When Mike Svec's Annapolis High School orchestra performed Mozart's bubbly, rollicking overture to "Cosi fan tutte" a few years back, one of his young violinists, Robin Pomerance, fell in love with the music and wondered what the rest of the opera sounded like.
She wasted no time finding out. Before long, the opera bug bit as only the opera bug can.
Now a 24-year-old graduate of the University of California at Santa Cruz, Pomerance is in a wonderful position to indulge her passion for Verdi, Puccini and Mozart as a rehearsal department assistant for the San Francisco Opera Company.
As Pomerance explains her duties at one of America's premiere opera houses, it is clear she is one of those lucky people whose vocation and avocation have become one. The San Francisco Opera, with its 10 productions a year and lengthy roster of internationally acclaimed singers, is a very interesting place for a young opera buff to work.
An opera house is one set of logistical nightmares after another. In a "cast of thousands" opera, for example, where does the cast assemble to go onstage -- and where do they go when they get off? How do foreign singers who speak no English get acclimated to their American surroundings and follow a rehearsal schedule they might not be able to read? Some operas require a children's choir. Who rounds them up?
Who arranges for medical care if a star -- God forbid! -- gets sick and an entire production hangs in the balance?
That's where the rehearsal department assistants come in.
"It's a cryptic title for a job," says Pomerance, "but we do anything and everything to help make the productions run smoothly.
"First of all, we get people to their rehearsals, which isn't as easy as it sounds. Every night, we call all our singers and give them the next day's schedule. But we also have to see to it that they get to all their fittings for costumes and wigs and things.
"And in San Francisco, we might have three operas being offered at the same time we have two in rehearsal. Some singers can actually be cast in two or three productions simultaneously. Then it becomes a matter of making sure they're at the most important rehearsals."
In the San Francisco production of Prokofiev's epic "War and Peace" alone, there were 40 principal singers to keep track of. With scores of singers and two horses on stage, back-stage space was scare.
"The French army had to dress two blocks away and march through the city to the theater," chuckles Pomerance. "It was a sight. But somehow it all came together. The staff just looked at each other and said, 'Good grief! It actually worked!' "
Last season, Pomerance and her colleagues must have thought they were working for Blue Cross instead of an opera company.
"Our Zerlina in 'Don Giovanni' sprained her ankle, our first Carmen got the flu, our second Carmen broke her foot, and one of the Russians we brought over for 'War and Peace' had to have surgery here. It never stopped. The whole staff just wondered what the next disaster would be."

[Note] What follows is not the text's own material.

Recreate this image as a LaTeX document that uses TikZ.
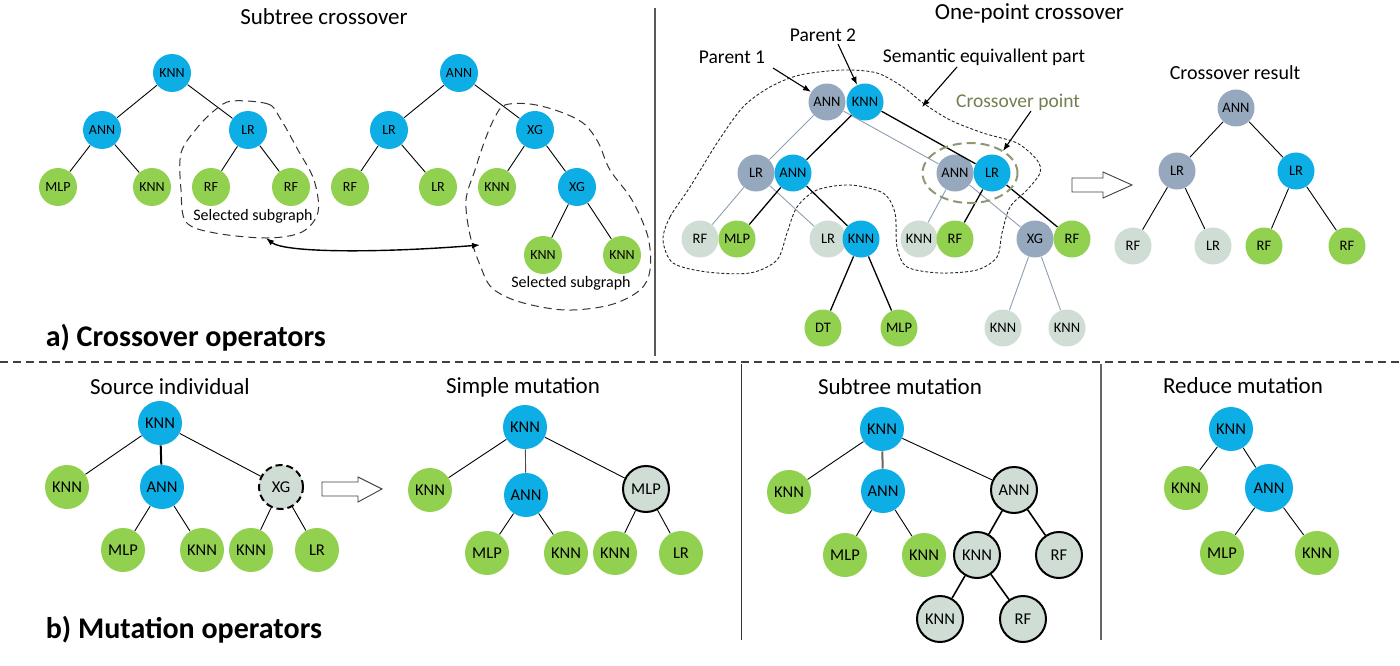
\documentclass[tikz,border=0pt]{standalone}
\usepackage{fontspec}
\setmainfont{Carlito}
\usetikzlibrary{arrows.meta,shapes.geometric}
\definecolor{nblue}{RGB}{13,174,230}
\definecolor{ngreen}{RGB}{146,208,80}
\definecolor{ngray}{RGB}{150,168,190}
\definecolor{nlight}{RGB}{207,221,213}
\definecolor{cpgreen}{RGB}{112,128,78}
\definecolor{p1line}{RGB}{140,158,178}
\tikzset{
    tl/.style={circle,inner sep=0pt,minimum size=38pt,font=\fontsize{14}{14}\selectfont},
    tr/.style={circle,inner sep=0pt,minimum size=37pt,font=\fontsize{14.5}{14.5}\selectfont},
    bt/.style={circle,inner sep=0pt,minimum size=44pt,font=\fontsize{16.5}{16.5}\selectfont},
    blu/.style={fill=nblue},
    grn/.style={fill=ngreen},
    gry/.style={fill=ngray},
    lgt/.style={fill=nlight},
    newnd/.style={fill=nlight,draw=black,line width=2pt,minimum size=46pt},
    ttl/.style={font=\fontsize{23}{23}\selectfont},
    note/.style={font=\fontsize{19.5}{19.5}\selectfont},
    hdr/.style={anchor=west,font=\fontsize{30}{30}\selectfont\bfseries},
    ptr/.style={-{Latex[length=8pt,width=6pt]},line width=1.1pt},
    fatln/.style={draw=black!75,fill=white,line width=0.9pt,line join=miter},
    sel/.style={draw=black!80,line width=1pt,dash pattern=on 8pt off 5pt},
}

\begin{document}
\begin{tikzpicture}[x=1pt,y=-1pt,line width=0.9pt]
\useasboundingbox (0,0) rectangle (1400,666);

%% frames
\draw[black!65,line width=1.4pt] (655,8) -- (655,356);
\draw[black!75,line width=1.2pt,dash pattern=on 8pt off 5pt] (0,362) -- (1400,362);
\draw[black!80,line width=1pt] (741,364) -- (741,640);
\draw[black!60,line width=1.6pt] (1101,364) -- (1101,640);
\node[hdr] (hda) at (42,338) {a) Crossover operators};
\node[hdr] (hdb) at (42,630) {b) Mutation operators};

%% subtree crossover
\node[ttl] (tsub) at (324,17) {Subtree crossover};
\node[tl,blu] (aknn) at (172,73) {KNN};
\node[tl,blu] (aann) at (102,130) {ANN};
\node[tl,blu] (alr) at (248,130) {LR};
\node[tl,grn] (amlp) at (58,187) {MLP};
\node[tl,grn] (aknn2) at (152,187) {KNN};
\node[tl,grn] (arf) at (211,187) {RF};
\node[tl,grn] (arf2) at (291,187) {RF};
\draw (aknn) -- (aann) (aknn) -- (alr) (aann) -- (amlp) (aann) -- (aknn2) (alr) -- (arf) (alr) -- (arf2);

\node[tl,blu] (bann) at (459,73) {ANN};
\node[tl,blu] (blr) at (389,130) {LR};
\node[tl,blu] (bxg) at (535,130) {XG};
\node[tl,grn] (brf) at (350,187) {RF};
\node[tl,grn] (blr2) at (438,187) {LR};
\node[tl,grn] (bknn) at (497,187) {KNN};
\node[tl,blu] (bxg2) at (577,187) {XG};
\node[tl,grn] (bknn2) at (543,255) {KNN};
\node[tl,grn] (bknn3) at (622,255) {KNN};
\draw (bann) -- (blr) (bann) -- (bxg) (blr) -- (brf) (blr) -- (blr2) (bxg) -- (bknn) (bxg) -- (bxg2)
      (bxg2) -- (bknn2) (bxg2) -- (bknn3);

\draw[sel] plot[smooth cycle,tension=0.55] coordinates {(232,101) (268,104) (280,118) (298,150) (314,180)
      (318,212) (302,232) (267,238) (215,233) (186,222) (181,190) (181,153) (197,128) (215,110)};
\draw[sel] plot[smooth cycle,tension=0.55] coordinates {(505,105) (530,104) (558,111) (583,123) (598,142) (610,170)
      (632,200) (648,237) (650,270) (640,290) (610,305) (565,310) (520,302) (492,288) (480,265) (470,235)
      (466,200) (475,170) (485,140) (495,117)};
\node[font=\fontsize{16}{16}\selectfont] (sela) at (253,216) {Selected subgraph};
\node[font=\fontsize{16}{16}\selectfont] (selb) at (571,283) {Selected subgraph};
\coordinate(sa) at (266,238);
\coordinate(sb) at (480,245);
\draw[{Latex[length=8pt,width=6pt]}-{Latex[length=8pt,width=6pt]},line width=1.4pt]
      (sa) .. controls (285,253) and (380,253) .. (sb);

%% one-point crossover
\node[ttl,anchor=west] (tone) at (931,13) {One-point crossover};
\node[note] (par1) at (732,57) {Parent 1};
\node[note] (par2) at (823,35) {Parent 2};
\node[note] (sem) at (984,57) {Semantic equivallent part};
\node[note,text=cpgreen] (cpt) at (1018,102) {Crossover point};

\node[tr,gry] (pann) at (827,102) {ANN};
\node[tr,blu] (pknn) at (865,102) {KNN};
\node[tr,gry] (plr) at (756,173) {LR};
\node[tr,blu] (pann2) at (793,173) {ANN};
\node[tr,gry] (qann) at (955,173) {ANN};
\node[tr,blu] (qlr) at (992,173) {LR};
\node[tr,lgt] (prf) at (700,239) {RF};
\node[tr,grn] (pmlp) at (737,239) {MLP};
\node[tr,lgt] (plr2) at (828,239) {LR};
\node[tr,blu] (pknn2) at (861,239) {KNN};
\node[tr,lgt] (qknn) at (919,239) {KNN};
\node[tr,grn] (qrf) at (955,239) {RF};
\node[tr,gry] (qxg) at (1035,239) {XG};
\node[tr,grn] (qrf2) at (1072,239) {RF};
\node[tr,grn] (pdt) at (823,328) {DT};
\node[tr,grn] (pmlp2) at (899,328) {MLP};
\node[tr,lgt] (qknn2) at (1003,328) {KNN};
\node[tr,lgt] (qknn3) at (1067,328) {KNN};
% parent 1
\draw[p1line,line width=0.9pt] (pann) -- (plr) (pann) -- (qann) (plr) -- (prf) (plr) -- (plr2)
      (qann) -- (qknn) (qann) -- (qxg) (qxg) -- (qknn2) (qxg) -- (qknn3);
% parent 2
\draw[line width=1.3pt] (pknn) -- (pann2) (pknn) -- (qlr) (pann2) -- (pmlp) (pann2) -- (pknn2)
      (pknn2) -- (pdt) (pknn2) -- (pmlp2) (qlr) -- (qrf) (qlr) -- (qrf2);

\node[ellipse,draw=cpgreen!80,line width=2pt,dash pattern=on 9pt off 5pt,minimum width=95pt,minimum height=60pt] (cpring) at (970,173) {};
\draw[black!85,line width=0.9pt,dash pattern=on 3pt off 2pt] plot[smooth cycle,tension=0.5] coordinates {
      (663,240) (670,217) (690,187) (717,143) (743,107) (770,87) (800,75) (843,70) (877,73) (903,87)
      (923,103) (950,120) (983,133) (1017,143) (1037,160) (1040,173) (1027,190) (1010,207) (1002,233)
      (997,257) (977,270) (940,273) (907,267) (897,247) (895,213) (883,193) (850,185) (817,190)
      (797,207) (787,233) (777,260) (750,273) (707,272) (673,263)};

\coordinate(p1s) at (773,68);
\coordinate(p2s) at (838,44);
\coordinate(sms) at (957,67);
\coordinate(sme) at (922,107);
\coordinate(cps) at (1031,111);
\coordinate(cpe) at (1003,151);
\draw[ptr] (p1s) -- (pann);
\draw[ptr] (p2s) -- (pknn);
\draw[ptr] (sms) -- (sme);
\draw[ptr] (cps) -- (cpe);

% hollow arrow
\draw[fatln] (1072,178) -- (1103,178) -- (1103,172) -- (1132,185) -- (1103,198) -- (1103,192) -- (1072,192) -- cycle;

%% crossover result
\node[ttl,font=\fontsize{20}{20}\selectfont] (tres) at (1235,73) {Crossover result};
\node[tr,gry] (rann) at (1236,108) {ANN};
\node[tr,gry] (rlr) at (1177,171) {LR};
\node[tr,blu] (rlr2) at (1296,171) {LR};
\node[tr,lgt] (rrf) at (1133,246) {RF};
\node[tr,lgt] (rlr3) at (1213,246) {LR};
\node[tr,grn] (rrf2) at (1264,246) {RF};
\node[tr,grn] (rrf3) at (1347,246) {RF};
\draw (rann) -- (rlr) (rann) -- (rlr2) (rlr) -- (rrf) (rlr) -- (rlr3) (rlr2) -- (rrf2) (rlr2) -- (rrf3);

%% source individual
\node[ttl] (tsrc) at (170,387) {Source individual};
\node[bt,blu] (sknn) at (160,423) {KNN};
\node[bt,grn] (sknn2) at (67,487) {KNN};
\node[bt,blu] (sann) at (162,487) {ANN};
\node[bt,lgt,draw=black,line width=2pt,dash pattern=on 7pt off 4pt] (sxg) at (281,487) {XG};
\node[bt,grn] (smlp) at (123,550) {MLP};
\node[bt,grn] (sknn3) at (202,550) {KNN};
\node[bt,grn] (sknn4) at (251,550) {KNN};
\node[bt,grn] (slr) at (317,550) {LR};
\draw (sknn) -- (sknn2) (sknn) -- (sxg) (sann) -- (smlp) (sann) -- (sknn3) (sxg) -- (sknn4) (sxg) -- (slr);
\draw[line width=2pt] (sknn) -- (sann);
\draw[fatln] (322,482) -- (358,482) -- (358,477) -- (382,489) -- (358,502) -- (358,496) -- (322,496) -- cycle;

%% simple mutation
\node[ttl] (tsim) at (523,387) {Simple mutation};
\node[bt,blu] (mknn) at (525,427) {KNN};
\node[bt,grn] (mknn2) at (430,490) {KNN};
\node[bt,blu] (mann) at (526,495) {ANN};
\node[bt,newnd] (mmlp) at (646,489) {MLP};
\node[bt,grn] (mmlp2) at (487,553) {MLP};
\node[bt,grn] (mknn3) at (566,553) {KNN};
\node[bt,grn] (mknn4) at (615,553) {KNN};
\node[bt,grn] (mlr) at (681,553) {LR};
\draw (mknn) -- (mknn2) (mknn) -- (mmlp) (mann) -- (mmlp2) (mann) -- (mknn3) (mmlp) -- (mknn4) (mmlp) -- (mlr);
\draw[black!70] (mknn) -- (mann);

%% subtree mutation
\node[ttl] (tstm) at (900,387) {Subtree mutation};
\node[bt,blu] (tknn) at (882,429) {KNN};
\node[bt,grn] (tknn2) at (789,492) {KNN};
\node[bt,blu] (tann) at (883,491) {ANN};
\node[bt,newnd] (tann2) at (1014,490) {ANN};
\node[bt,grn] (tmlp) at (845,555) {MLP};
\node[bt,grn] (tknn3) at (924,555) {KNN};
\node[bt,newnd] (tknn4) at (977,555) {KNN};
\node[bt,newnd] (trf) at (1059,555) {RF};
\node[bt,newnd] (tknn5) at (940,619) {KNN};
\node[bt,newnd] (trf2) at (1023,619) {RF};
\draw (tknn) -- (tknn2) (tknn) -- (tann2) (tann) -- (tmlp) (tann) -- (tknn3);
\draw[black!60,line width=2pt] (tknn) -- (tann);
\draw[line width=1.6pt] (tann2) -- (tknn4) (tann2) -- (trf) (tknn4) -- (tknn5) (tknn4) -- (trf2);

%% reduce mutation
\node[ttl] (tred) at (1243,386) {Reduce mutation};
\node[bt,blu] (uknn) at (1231,429) {KNN};
\node[bt,grn] (uknn2) at (1186,488) {KNN};
\node[bt,blu,minimum size=48pt] (uann) at (1269,488) {ANN};
\node[bt,grn] (umlp) at (1222,553) {MLP};
\node[bt,grn] (uknn3) at (1317,553) {KNN};
\draw (uknn) -- (uknn2) (uknn) -- (uann) (uann) -- (umlp) (uann) -- (uknn3);
\end{tikzpicture}
\end{document}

Since Benjamin Britten's "A Midsummer Night's Dream," Puccini's "Tosca" and "Boris Godunov" by Mussorgsky are on tap for next season -- and all three require a boys choir -- it was Pomerance's task to organize and oversee auditions for the young men.

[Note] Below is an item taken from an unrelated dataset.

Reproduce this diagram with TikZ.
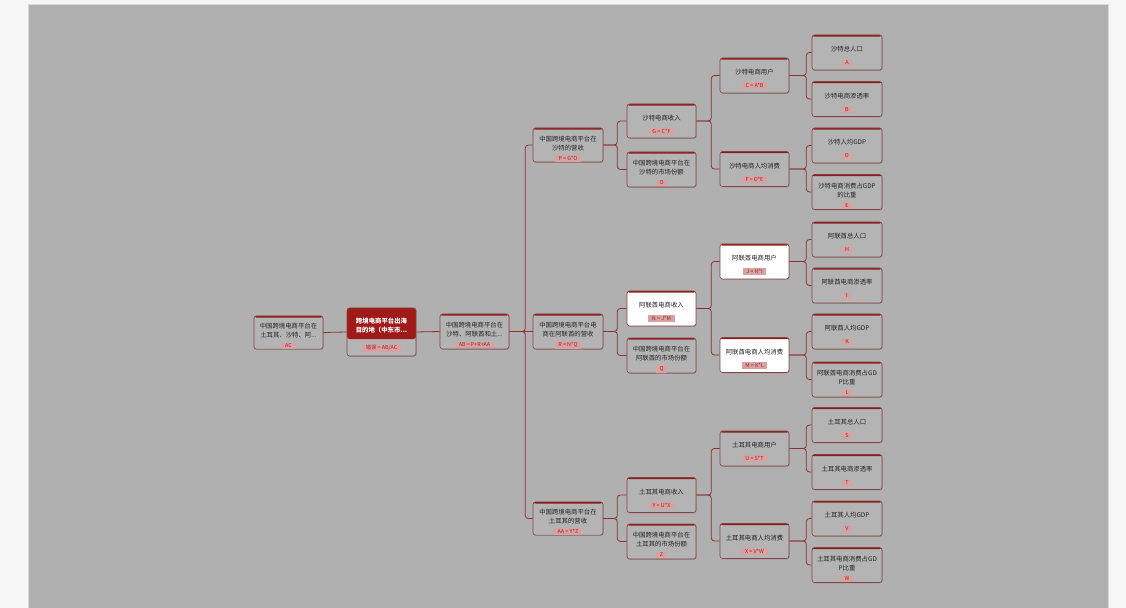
\documentclass[tikz,border=0pt]{standalone}
\usepackage{fontspec}
\newfontfamily\cjk{Noto Sans CJK SC}
\usetikzlibrary{calc,shadows}
\definecolor{panel}{HTML}{B0B0B0}
\definecolor{outer}{HTML}{F6F6F6}
\definecolor{bxfill}{HTML}{B4B4B4}
\definecolor{bxline}{HTML}{8A4040}
\definecolor{topred}{HTML}{8A1C1C}
\definecolor{fpink}{HTML}{D6A2A2}
\definecolor{ftext}{HTML}{A12525}
\definecolor{conncol}{HTML}{8E3030}
\definecolor{rootred}{HTML}{A01A1A}
\definecolor{txt}{HTML}{222222}
\newcommand\fm[1]{{\setlength\fboxsep{1.2pt}\colorbox{fpink}{\hspace{2.5pt}\color{ftext}\fontsize{5.4}{6}\selectfont #1\hspace{2.5pt}}}}
\newcommand\bx[5][]{\node[box,#1] (#2) at (#3,#4) {\rule{0pt}{13bp}#5};}
\tikzset{
  box/.style={draw=bxline, line width=0.6bp, fill=bxfill, rounded corners=2.5bp,
    inner sep=0pt, align=center, text=txt, minimum width=69bp, minimum height=35bp,
    font=\cjk\fontsize{6.4}{9}\selectfont,
    drop shadow={shadow xshift=0.7bp, shadow yshift=-0.8bp, opacity=0.35, fill=black!60},
    path picture={\fill[topred] (path picture bounding box.north west) rectangle ([yshift=-1.7bp]path picture bounding box.north east);}},
  hl/.style={fill=white},
  conn/.style={draw=conncol, line width=0.8bp, rounded corners=3bp},
  roottxt/.style={text=white, align=center, font=\cjk\bfseries\fontsize{6.4}{9}\selectfont, inner sep=0pt}
}
\begin{document}
\begin{tikzpicture}[x=1bp,y=-1bp]
\useasboundingbox (0,0) rectangle (1126,608);
\fill[outer] (0,0) rectangle (1126,608);
\fill[panel] (29,5) rectangle (1108,608);
\draw[draw=black!15, line width=0.5bp] (28.5,4.5) -- (28.5,608) (1108.5,4.5) -- (1108.5,608) (28.5,4.5) -- (1108.5,4.5);

% left and root
\bx[minimum height=33bp]{AC}{288.5}{332.5}{中国跨境电商平台在\\土耳其、沙特、阿...\\[1pt]\fm{AC}}
\node[box, minimum height=48bp, path picture={\fill[rootred] (path picture bounding box.north west) rectangle ([yshift=-31bp]path picture bounding box.north east);}] (root) at (381.5,332) {};
\node[roottxt] (roott) at ($(root.north)+(0,17.5)$) {跨境电商平台出海\\目的地（中东市...};
\node[inner sep=0pt, font=\cjk] (rootf) at ($(root.south)+(0,-8.5)$) {\fm{错误 = AB/AC}};
\bx{AB}{474.5}{331.5}{中国跨境电商平台在\\沙特、阿联酋和土...\\[1pt]\fm{AB = P+R+AA}}

% column 3
\bx[minimum width=70bp, minimum height=34bp]{P}{568}{145}{中国跨境电商平台在\\沙特的营收\\[1pt]\fm{P = G*O}}
\bx[minimum width=70bp]{R}{568}{331.5}{中国跨境电商平台电\\商在阿联酋的营收\\[1pt]\fm{R = N*Q}}
\bx[minimum width=70bp, minimum height=33bp]{AA}{568}{518.5}{中国跨境电商平台在\\土耳其的营收\\[1pt]\fm{AA = Y*Z}}

% column 4
\bx[minimum height=34bp]{G}{661.5}{121}{沙特电商收入\\[4pt]\fm{G = C*F}}
\bx{O}{661.5}{169.5}{中国跨境电商平台在\\沙特的市场份额\\[1pt]\fm{O}}
\bx[hl]{N}{661.5}{308.5}{阿联酋电商收入\\[4pt]\fm{N = J*M}}
\bx{Q}{661.5}{355.5}{中国跨境电商平台在\\阿联酋的市场份额\\[1pt]\fm{Q}}
\bx{Y}{661.5}{495}{土耳其电商收入\\[4pt]\fm{Y = U*X}}
\bx{Z}{661.5}{541.5}{中国跨境电商平台在\\土耳其的市场份额\\[1pt]\fm{Z}}

% column 5
\bx{C}{754.5}{75.5}{沙特电商用户\\[4pt]\fm{C = A*B}}
\bx{F}{754.5}{169}{沙特电商人均消费\\[4pt]\fm{F = D*E}}
\bx[hl]{J}{754.5}{261.5}{阿联酋电商用户\\[4pt]\fm{J = H*I}}
\bx[hl]{M}{754.5}{355}{阿联酋电商人均消费\\[4pt]\fm{M = K*L}}
\bx{U}{754.5}{448.5}{土耳其电商用户\\[4pt]\fm{U = S*T}}
\bx{X}{754.5}{541}{土耳其电商人均消费\\[4pt]\fm{X = V*W}}

% column 6
\bx[minimum width=70bp]{A}{847}{52.5}{沙特总人口\\[4pt]\fm{A}}
\bx[minimum width=70bp]{B}{847}{99}{沙特电商渗透率\\[4pt]\fm{B}}
\bx[minimum width=70bp]{D}{847}{145.5}{沙特人均GDP\\[4pt]\fm{D}}
\bx[minimum width=70bp]{E}{847}{192}{沙特电商消费占GDP\\的比重\\[1pt]\fm{E}}
\bx[minimum width=70bp]{H}{847}{239.5}{阿联酋总人口\\[4pt]\fm{H}}
\bx[minimum width=70bp]{I}{847}{285.5}{阿联酋电商渗透率\\[4pt]\fm{I}}
\bx[minimum width=70bp]{K}{847}{331.5}{阿联酋人均GDP\\[4pt]\fm{K}}
\bx[minimum width=70bp]{L}{847}{379.5}{阿联酋电商消费占GD\\P比重\\[1pt]\fm{L}}
\bx[minimum width=70bp]{S}{847}{425}{土耳其总人口\\[4pt]\fm{S}}
\bx[minimum width=70bp]{T}{847}{472}{土耳其电商渗透率\\[4pt]\fm{T}}
\bx[minimum width=70bp]{V}{847}{518.5}{土耳其人均GDP\\[4pt]\fm{V}}
\bx[minimum width=70bp]{W}{847}{565}{土耳其电商消费占GD\\P比重\\[1pt]\fm{W}}

% connectors
\draw[conn] (AC.east) -- (root.west);
\draw[conn] (root.east) -- (AB.west);
\draw[conn] (AB.east) -- (R.west);
\draw[conn] (AB.east) -- ++(16,0) |- (P.west);
\draw[conn] (AB.east) -- ++(16,0) |- (AA.west);
\foreach \p/\a/\b in {P/G/O, R/N/Q, AA/Y/Z}{
  \draw[conn] (\p.east) -- ++(14,0) |- (\a.west);
  \draw[conn] (\p.east) -- ++(14,0) |- (\b.west);
}
\foreach \p/\a/\b in {G/C/F, N/J/M, Y/U/X}{
  \draw[conn] (\p.east) -- ++(15,0) |- (\a.west);
  \draw[conn] (\p.east) -- ++(15,0) |- (\b.west);
}
\foreach \p/\a/\b in {C/A/B, F/D/E, J/H/I, M/K/L, U/S/T, X/V/W}{
  \draw[conn] (\p.east) -- ++(17,0) |- (\a.west);
  \draw[conn] (\p.east) -- ++(17,0) |- (\b.west);
}
\end{tikzpicture}
\end{document}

"Sixty-one kids," she says with a groan. "It was an interesting experience, but sometimes I think I'd love operas even more if they didn't have children in them."
Of course, rehearsal staffers are also great fans, and it is exciting to meet the greats of the opera world -- almost all of whom get to San Francisco at some point -- up close.
The great mezzo-soprano Frederica von Stade is a favorite, says the former Annapolitan.
"She is the nicest, most professional person we know. She doesn't act like a great diva even though her stature is such."
Samuel Ramey, the terrific bass-baritone, is another notable acquaintance, Pomerance says.
"He's quite a character," she says, "but a very nice guy."
And what of the grand divas who act the part with a vengeance?
"Well, some of them do need a lot of TLC," she says diplomatically. "But for some, it's the only way they know. In their adult lives, they've never not been a star. Besides," she concludes, "if you can't handle the egos, you don't want to be in this job.
Familiarity hasn't bred contempt for Pomerance, whose love for opera is stronger than ever.
"My office is just five steps off the stage," she says. "I can sneak into the wings and hear someone like von Stade -- the definitive rTC Cherubino of our generation -- whenever I want to. It's very exciting."